It cannot be rigidly defined, which attributes a pilot's watch must have. There are chronographs, but also usual manual winding and automatic models, and there are models with bidirectional rotating bezel for the measurement of intermediate times (e.g., the air force chronographs Tutima or Hanhart), or without rotating bezel, and there are navigation watches as the Longines Lindbergh or Longines Weems, which allow the calculation of positions. There are also watches with logarithmic slide rules with which flight distances can be calculated (Breitling Navitimer). Also models used in space can be found, including the legendary Moon Watch (Omega Speedmaster Professional) or the Official Cosmonauts Chronograph by Fortis.
A flyback function can also be useful as an additional complication with pilot's chronographs, which offer a simple way (by pressing just one pusher) to measure intermediate times.

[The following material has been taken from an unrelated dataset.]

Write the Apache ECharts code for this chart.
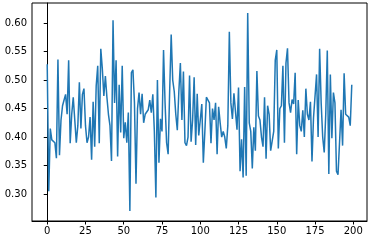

Also useful is a good protection against magnetization. Several models have extended or flipout bracelets, which allow to wear the watch on the aviator jacket.
Some manufacturers have specialized mainly on pilot's watches or put the main focus of their marketing on the aeronautics field. (So the company Sinn was founded by the former pilot and flight instructor Helmut Sinn, who initially offered only inexpensive pilot's watches and now continues with his brand Guinand. Also Breitling and Fortis put a strong emphasis on pilot's watches. Other specialized manufacturers are Laco, Bell & Ross and Zeno.)
The specialization in pilot's watches is well accepted by the market, since these watches with their distinctive appearance lie in the trend and are associated with features such as “male” or “sporty”. Especially the brand Breitling owes its brilliant re-ascent in the 80s and 90s not least to this image.